Signed-off-by: Pierre Gondois <pierre.gondois@xxxxxxx>
---
kernel/cgroup/cpuset.c | 12 ++++++++----
1 file changed, 8 insertions(+), 4 deletions(-)
diff --git a/kernel/cgroup/cpuset.c b/kernel/cgroup/cpuset.c
index 58e6f18f01c1..e3eb27ff9b68 100644
--- a/kernel/cgroup/cpuset.c
+++ b/kernel/cgroup/cpuset.c
@@ -1680,11 +1680,15 @@ static void update_cpumasks_hier(struct cpuset *cs, struct tmpmasks *tmp,
* empty cpuset is changed, we need to rebuild sched domains.
* On default hierarchy, the cpuset needs to be a partition
* root as well.
+ * Also rebuild sched domains if the cpuset of an isolated
+ * partition changed.
*/
- if (!cpumask_empty(cp->cpus_allowed) &&
- is_sched_load_balance(cp) &&
- (!cgroup_subsys_on_dfl(cpuset_cgrp_subsys) ||
- is_partition_valid(cp)))
+ if ((!cpumask_empty(cp->cpus_allowed) &&
+ is_sched_load_balance(cp) &&
+ (!cgroup_subsys_on_dfl(cpuset_cgrp_subsys) ||
+ is_partition_valid(cp))) ||
+ (cp->partition_root_state == PRS_ISOLATED ||
+ cp->partition_root_state == PRS_INVALID_ISOLATED))
need_rebuild_sched_domains = true;
rcu_read_lock();
Thanks for spotting the problem and sending out a patch to fix it.
However, it should be done in the update_cpumask().

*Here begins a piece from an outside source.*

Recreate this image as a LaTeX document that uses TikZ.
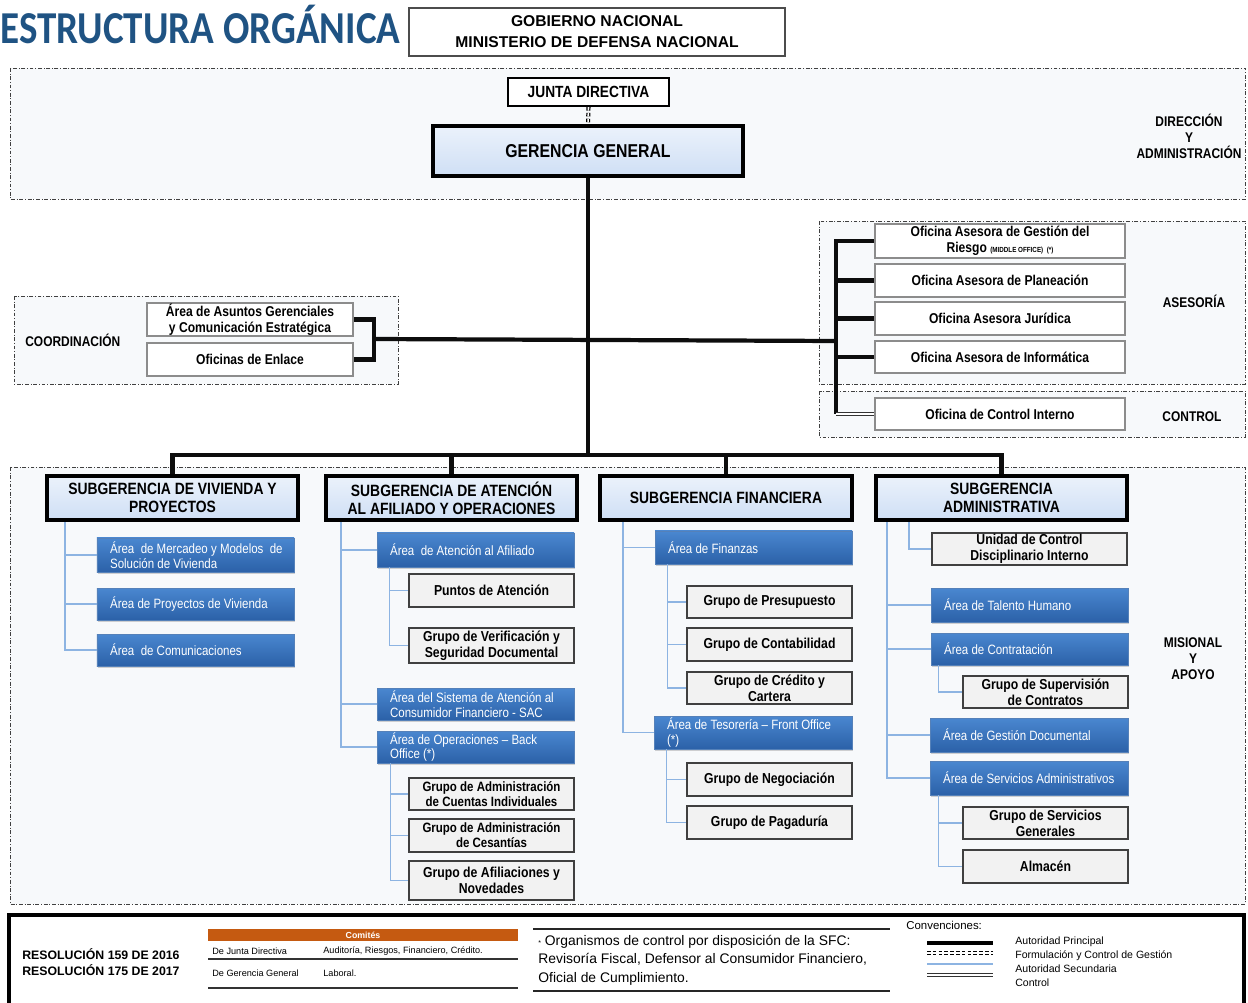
\documentclass[tikz,border=0pt]{standalone}
\usepackage{fontspec}
\setmainfont{Liberation Sans}
\newfontfamily\cond{Liberation Sans}[FakeStretch=0.85]
\newfontfamily\titlef{Carlito}[FakeStretch=0.855]
\usetikzlibrary{calc,shadows}
\definecolor{regfill}{HTML}{F7F9FB}
\definecolor{titleblue}{HTML}{1F5383}
\definecolor{subtop}{HTML}{EBF2FB}
\definecolor{subbot}{HTML}{CFDFF5}
\definecolor{bluetop}{HTML}{4A87D0}
\definecolor{bluebot}{HTML}{2B61A8}
\definecolor{blueln}{HTML}{8DB4E2}
\definecolor{grayfill}{HTML}{F2F2F2}
\definecolor{orangeh}{HTML}{C55A11}
\newcommand\fsz[2]{\fontsize{#1}{#2}\selectfont}
\newcommand\bx[7]{\pgfmathsetmacro\bw{(#5-#3)*0.02}\pgfmathsetmacro\bh{(#6-#4)*0.02}%
  \node[#1, minimum width=\bw cm, minimum height=\bh cm] (#2) at ({(#3+#5)/2},{(#4+#6)/2}) {#7};}
\newcommand\bbx[6]{\pgfmathsetmacro\bw{(#4-#2)*0.02}\pgfmathsetmacro\bh{(#5-#3)*0.02}%
  \node[bbox, minimum width=\bw cm, minimum height=\bh cm] (#1) at ({(#2+#4)/2},{(#3+#5)/2}) {};
  \node[btext] (#1t) at ($(#1.west)+(13,0)$) {#6};}
\tikzset{
  region/.style={draw=black!75, line width=0.45pt, dash pattern=on 2.2pt off 1pt on 0.5pt off 1pt, fill=regfill},
  hbox/.style={draw=black!70, line width=0.6pt, fill=white, align=center, inner sep=0pt, font=\bfseries\fsz{8.9}{12}},
  wbox/.style={draw=black!45, line width=0.9pt, fill=white, align=center, inner sep=0pt, font=\cond\bfseries\fsz{8.1}{9.2}},
  jbox/.style={draw=black, line width=1.3pt, fill=white, align=center, inner sep=0pt, font=\cond\bfseries\fsz{9.2}{10}},
  gbox/.style={draw=black!75, line width=0.8pt, fill=grayfill, align=center, inner sep=0pt, font=\cond\bfseries\fsz{8.2}{9.2},
    drop shadow={opacity=0.25, shadow xshift=0.6pt, shadow yshift=-0.6pt}},
  gsm/.style={gbox, font=\cond\bfseries\fsz{7.7}{8.6}},
  bbox/.style={draw=bluebot!80!white, line width=0.3pt, top color=bluetop, bottom color=bluebot, inner sep=0pt,
    drop shadow={opacity=0.35, shadow xshift=0.8pt, shadow yshift=-1.2pt}},
  btext/.style={text=white, align=left, inner sep=0pt, anchor=west, font=\cond\fsz{7.7}{8.5}},
  sbox/.style={draw=black, line width=2.3pt, top color=subtop, bottom color=subbot, align=center, inner sep=0pt,
    font=\cond\bfseries\fsz{9.3}{10.3}, drop shadow={opacity=0.3, shadow xshift=0.8pt, shadow yshift=-1pt}},
  ggbox/.style={sbox, font=\cond\bfseries\fsz{10.6}{12}},
  cmhead/.style={fill=orangeh, inner sep=0pt, text=white, font=\bfseries\fsz{5}{6}},
  main/.style={line width=2.4pt, draw=black!95},
  bl/.style={draw=blueln, line width=0.8pt},
  ctrl/.style={draw=black!80, double=white, double distance=1.1pt, line width=0.5pt},
  fcg/.style={draw=black, double=white, double distance=0.9pt, line width=0.7pt, dash pattern=on 2pt off 1.3pt},
  lbl/.style={font=\cond\bfseries\fsz{8}{9.1}, align=center, inner sep=0pt},
  tsm/.style={font=\fsz{5.2}{6}, inner sep=0pt, anchor=west},
  leg/.style={font=\fsz{6}{7}, inner sep=0pt, anchor=west},
}
\begin{document}
\begin{tikzpicture}[x=0.02cm,y=-0.02cm]
\fill[white] (0,0) rectangle (1248,1003);
\useasboundingbox (0,0) rectangle (1248,1003);

% header
\node[font=\titlef\bfseries\fsz{26}{28}, text=titleblue, anchor=west, inner sep=0pt] (title) at (0,24) {ESTRUCTURA ORGÁNICA};
\bx{hbox}{gob}{409}{8}{785}{56}{GOBIERNO NACIONAL\\MINISTERIO DE DEFENSA NACIONAL}

% regions
\draw[region] (10,68) rectangle (1245,199);
\draw[region] (14,296) rectangle (398,384);
\draw[region] (819,221) rectangle (1245,384);
\draw[region] (819,391) rectangle (1245,437);
\draw[region] (10,467) rectangle (1245,904);

\node[lbl] (ldir) at (1189,136) {DIRECCIÓN\\Y\\ADMINISTRACIÓN};
\node[lbl] (lase) at (1194,301) {ASESORÍA};
\node[lbl] (lctl) at (1192,417) {CONTROL};
\node[lbl] (lmis) at (1193,659) {MISIONAL\\Y\\APOYO};
\node[lbl, anchor=west] (lcoo) at (25,340) {COORDINACIÓN};

% top
\bx{jbox}{JD}{508}{78}{669}{106}{JUNTA DIRECTIVA}
\bx{ggbox}{GG}{433}{126}{743}{176}{GERENCIA GENERAL}

% coordination
\bx{wbox}{C1}{147}{303}{353}{336}{Área de Asuntos Gerenciales\\y Comunicación Estratégica}
\bx{wbox}{C2}{147}{343}{353}{376}{Oficinas de Enlace}

% asesoria
\bx{wbox}{R1}{875}{224}{1125}{258}{Oficina Asesora de Gestión del\\Riesgo {\fsz{4.2}{5}(MIDDLE OFFICE)\ \ (*)}}
\bx{wbox}{R2}{875}{264}{1125}{297}{Oficina Asesora de Planeación}
\bx{wbox}{R3}{875}{302}{1125}{335}{Oficina Asesora Jurídica}
\bx{wbox}{R4}{875}{341}{1125}{373}{Oficina Asesora de Informática}
\bx{wbox}{CI}{875}{398}{1125}{430}{Oficina de Control Interno}

% subgerencias
\bx{sbox}{S1}{47}{476}{298}{520}{SUBGERENCIA DE VIVIENDA Y\\PROYECTOS}
\bx{sbox}{S2}{326}{476}{577}{520}{SUBGERENCIA DE ATENCIÓN\\AL AFILIADO Y OPERACIONES}
\bx{sbox}{S3}{600}{476}{852}{520}{SUBGERENCIA FINANCIERA}
\bx{sbox}{S4}{876}{476}{1127}{520}{SUBGERENCIA\\ADMINISTRATIVA}

% blue areas
\bbx{V1}{97}{538}{294}{572}{Área\ \ de Mercadeo y Modelos\ \ de\\Solución de Vivienda}
\bbx{V2}{97}{588}{294}{620}{Área de Proyectos de Vivienda}
\bbx{V3}{97}{634}{294}{666}{Área\ \ de Comunicaciones}
\bbx{A1}{377}{533}{574}{567}{Área\ \ de Atención al Afiliado}
\bbx{A2}{377}{688}{574}{720}{Área del Sistema de Atención al\\Consumidor Financiero - SAC}
\bbx{A3}{377}{731}{574}{763}{Área de Operaciones – Back\\Office (*)}
\bbx{F1}{655}{531}{852}{564}{Área de Finanzas}
\bbx{F2}{654}{716}{852}{749}{Área de Tesorería – Front Office\\(*)}
\bbx{T1}{931}{588}{1128}{622}{Área de Talento Humano}
\bbx{T2}{931}{633}{1128}{665}{Área de Contratación}
\bbx{T3}{930}{718}{1128}{752}{Área de Gestión Documental}
\bbx{T4}{930}{761}{1128}{795}{Área de Servicios Administrativos}

% gray groups
\bx{gbox}{P1}{409}{574}{574}{607}{Puntos de Atención}
\bx{gbox}{P2}{409}{628}{574}{663}{Grupo de Verificación y\\Seguridad Documental}
\bx{gsm}{G1}{409}{778}{574}{810}{Grupo de Administración\\de Cuentas Individuales}
\bx{gsm}{G2}{409}{819}{574}{852}{Grupo de Administración\\de Cesantías}
\bx{gbox}{G3}{409}{861}{574}{900}{Grupo de Afiliaciones y\\Novedades}
\bx{gbox}{FP}{687}{586}{852}{618}{Grupo de Presupuesto}
\bx{gbox}{FC}{687}{628}{852}{661}{Grupo de Contabilidad}
\bx{gbox}{FK}{687}{672}{852}{704}{Grupo de Crédito y\\Cartera}
\bx{gbox}{TN}{687}{763}{852}{796}{Grupo de Negociación}
\bx{gbox}{TP}{687}{806}{852}{839}{Grupo de Pagaduría}
\bx{gbox}{UC}{932}{533}{1127}{565}{Unidad de Control\\Disciplinario Interno}
\bx{gbox}{SC}{963}{676}{1128}{708}{Grupo de Supervisión\\de Contratos}
\bx{gbox}{SG}{963}{807}{1128}{839}{Grupo de Servicios\\Generales}
\bx{gbox}{AL}{963}{850}{1128}{883}{Almacén}

% main connectors
\coordinate (bus) at (588,455);
\draw[main] (GG.south) -- (bus);
\draw[main] (S1.north) |- (S4.north |- bus) -- (S4.north);
\draw[main] (S2.north) -- (S2.north |- bus);
\draw[main] (S3.north) -- (S3.north |- bus);
\draw[fcg] (JD.south) -- (GG.north);

\draw[main] (C1.east) -- ++(20,0) |- (C2.east);
\coordinate (cj) at (373,339);
\coordinate (aj) at (837,341);
\draw[main] (cj) -- (aj);
\draw[main] (R1.west) -| ($(CI.west)+(-38,0)$);
\draw[main] (R2.west) -- ++(-38,0);
\draw[main] (R3.west) -- ++(-38,0);
\draw[main] (R4.west) -- ++(-38,0);
\draw[ctrl] ($(CI.west)+(-38,0)$) -- (CI.west);

% secondary (blue) connectors
\foreach \c in {V1,V2,V3} \draw[bl] ($(S1.south west)+(20,0)$) |- (\c.west);
\foreach \c in {A1,A2,A3} \draw[bl] ($(S2.south west)+(17,0)$) |- (\c.west);
\foreach \c in {P1,P2} \draw[bl] ($(A1.south west)+(13,0)$) |- (\c.west);
\foreach \c in {G1,G2,G3} \draw[bl] ($(A3.south west)+(14,0)$) |- (\c.west);
\foreach \c in {F1,F2} \draw[bl] ($(S3.south west)+(25,0)$) |- (\c.west);
\foreach \c in {FP,FC,FK} \draw[bl] ($(F1.south west)+(13,0)$) |- (\c.west);
\foreach \c in {TN,TP} \draw[bl] ($(F2.south west)+(13,0)$) |- (\c.west);
\foreach \c in {T1,T2,T3,T4} \draw[bl] ($(S4.south west)+(13,0)$) |- (\c.west);
\draw[bl] ($(S4.south west)+(35,0)$) |- (UC.west);
\draw[bl] ($(T2.south west)+(8,0)$) |- (SC.west);
\foreach \c in {SG,AL} \draw[bl] ($(T4.south west)+(9,0)$) |- (\c.west);

% legend panel
\draw[line width=1.8pt] (9,1012) -- (9,915) -- (1244,915) -- (1244,1012);
\node[font=\bfseries\fsz{7}{9.1}, align=left, anchor=west, inner sep=0pt] (res) at (22,962) {RESOLUCIÓN 159 DE 2016\\RESOLUCIÓN 175 DE 2017};

\bx{cmhead}{cmh}{208}{929}{518}{941}{Comités}
\node[tsm] (r1a) at (212,951) {De Junta Directiva};
\node[tsm] (r1b) at (323,951) {Auditoría, Riesgos, Financiero, Crédito.};
\node[tsm] (r2a) at (212,973) {De Gerencia General};
\node[tsm] (r2b) at (323,973) {Laboral.};
\draw[line width=1pt, black!80] (208,959) -- (518,959);
\draw[line width=1pt, black!80] (208,988) -- (518,988);

\draw[line width=1pt, black!85] (533,929) -- (890,929);
\draw[line width=1pt, black!85] (533,991) -- (890,991);
\node[anchor=north west, align=left, font=\fsz{7.9}{10.4}, inner sep=0pt] (sfc) at (538,935)
  {{\fsz{4}{5}*} Organismos de control por disposición de la SFC:\\Revisoría Fiscal, Defensor al Consumidor Financiero,\\Oficial de Cumplimiento.};

\node[anchor=west, font=\fsz{6.5}{7}, inner sep=0pt] (conv) at (906,925) {Convenciones:};
\coordinate (l1a) at (927,943); \coordinate (l1b) at (993,943);
\coordinate (l2a) at (927,953); \coordinate (l2b) at (993,953);
\coordinate (l3a) at (927,964); \coordinate (l3b) at (993,964);
\coordinate (l4a) at (927,975); \coordinate (l4b) at (993,975);
\draw[line width=2.6pt] (l1a) -- (l1b);
\draw[fcg] (l2a) -- (l2b);
\draw[bl, line width=0.6pt] (l3a) -- (l3b);
\draw[ctrl] (l4a) -- (l4b);
\node[leg] (t1) at (1015,942) {Autoridad Principal};
\node[leg] (t2) at (1015,956) {Formulación y Control de Gestión};
\node[leg] (t3) at (1015,969) {Autoridad Secundaria};
\node[leg] (t4) at (1015,983) {Control};
\end{tikzpicture}
\end{document}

The sched_domain
rebuild in update_cpumasks_hier() is supposed to be used for impacted
descendant cpusets lower down in the hierarchy.
Anyway, I believe this problem should have been fixed in commit
a86ce68078b2 ("cgroup/cpuset: Extract out CS_CPU_EXCLUSIVE &
CS_SCHED_LOAD_BALANCE handling") recently merged into the v6.6 kernel.
Would you mind testing the latest upstream kernel to see if this problem
is gone or not?
Thanks,
Longman